Suddenly pitying Antoinette, Grace asks her if she knows how long she has been held captive. Antoinette responds that time is not important. She gazes instead at her red dress and imagines she smells a bouquet of natural scents. She remembers wearing the red dress the last time she saw her cousin, Sandi, who visited her when the disapproving Mr. Mason was away. On Sandi's last visit, they kissed, which Antoinette remembers as "the life and death kiss."

That night, Antoinette dreams for the third time that she steals the keys from Grace, unlocks the door, and enters the passage to the rest of the house, carrying candles. In the dream, she goes downstairs and enters a red room that reminds her of a church. When she lights all her candles, she thinks of Aunt Cora's house and becomes suddenly angry, knocking a candle into the drapes.

Soon, in the dream, there is a wall of flames behind her. Moving away from the flames and the sounds of yelling, Antoinette goes back upstairs and out to the battlements, where she watches the red sky and sees fragments of her life pass before her. She dreams she hears Rochester crying the name "Bertha"; looking to the ground, imagines the bathing pool at Coulibri. She sees Tia taunting her from the ground and coaxing her to jump. As Antoinette is about to jump, she wakes, screaming, from her dream. Feeling that she must enact the dream, she steals Grace's keys and heads down the passage with a candle in her hand.

Analysis

Rhys has adapted the scene of Richard Mason's visit from Jane Eyre, but has altered the perspective. No longer is the scene from the viewpoint of Jane, the young English girl to whom the captive woman is a frightening monster; instead, Rhys allows Antoinette to speak. Antoinette reveals just how confused and dislocated she feels. That she does not remember attacking Richard Mason suggests the extent of her fragmentation: it seems that she and the raving madwoman are two distinct entities, locked in combat over the woman's identity.
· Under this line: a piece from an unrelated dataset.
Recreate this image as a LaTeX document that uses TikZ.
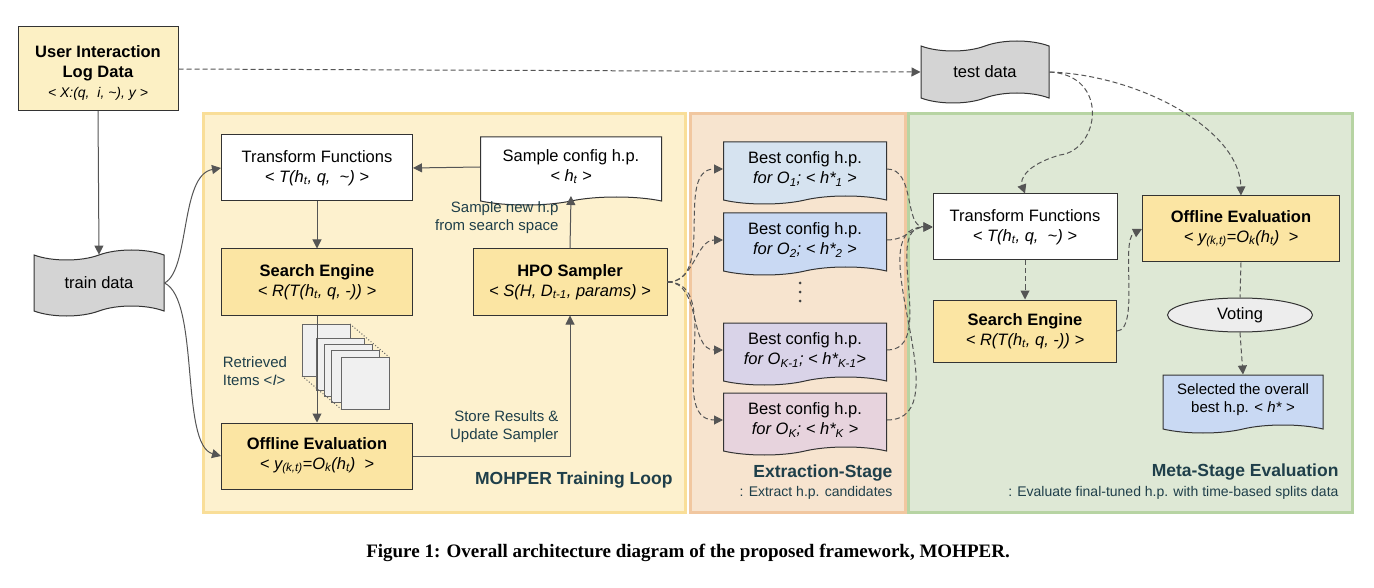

What troubles Antoinette most about Richard Mason's visit is that he does not recognize her. Without a mirror in the attic, Antoinette can no longer view her reflection and confirm her own identity. She has slowly become Rochester's creation, renamed "Bertha Mason" and transformed into a madwoman. Richard's non- recognition of Antoinette recalls Antoinette's own non-recognition of her mother when she visited her mother at the house of the caretakers. Richard's look of horror confirms that Antoinette has followed in her mother's footsteps.

Antoinette's attachment to her red dress is particularly poignant. She clings to the dress as a reminder of her past, believing she can smell the Caribbean landscape in its folds. It is by touching and staring at the dress that she loses herself in to her sensory, organic world of memories. Significantly, the dress is red—a color that symbolizes the passion and destruction that led to her current captivity.

For Antoinette, money and time have no meaning. Never concerned or interested in money, Antoinette has lost all of her own wealth ever since Rochester assumed control of her finances. Rather than buy the knife, Antoinette barters for it with her locket, reverting to a more primitive system of exchange. Like money, time has no relevance for Antoinette; she says that it is does not matter. Both time and money are constructs that have little bearing on her world of images or on the Caribbean sights and sounds for which she longs.

In forestalling Antoinette's fatal jump foretold by Brontë's novel, Rhys grants her protagonist a final moment of triumph. Antoinette appears active and defiant, about to enact her dream. She is finally allowed to speak, and Rochester must listen: the fire is her voice of rage.

Rhys's novel suggests that Antoinette's paranoia about being followed and watched is legitimate. The reader of Jane Eyre becomes complicit in the watching; Antoinette feels these eyes upon her, viewing her as a ferocious lunatic. Even Antoinette watches herself in horror, as she dreams that she looks at herself in the mirror and sees not herself but a ghost. Rhys thus constructs a world of scrutiny, as we spy Antoinette from all different angles: from Grace Poole's viewpoint, from Rochester's, from Antoinette's own—and also from our own, as readers of Jane Eyre. Like a mirror reflected an infinite number of times, Rhys's narrative web continues to grow outward, incorporating a multiplicity of voices and competing perspectives. She thus confirms Antoinette's anxiety that eyes are always upon her.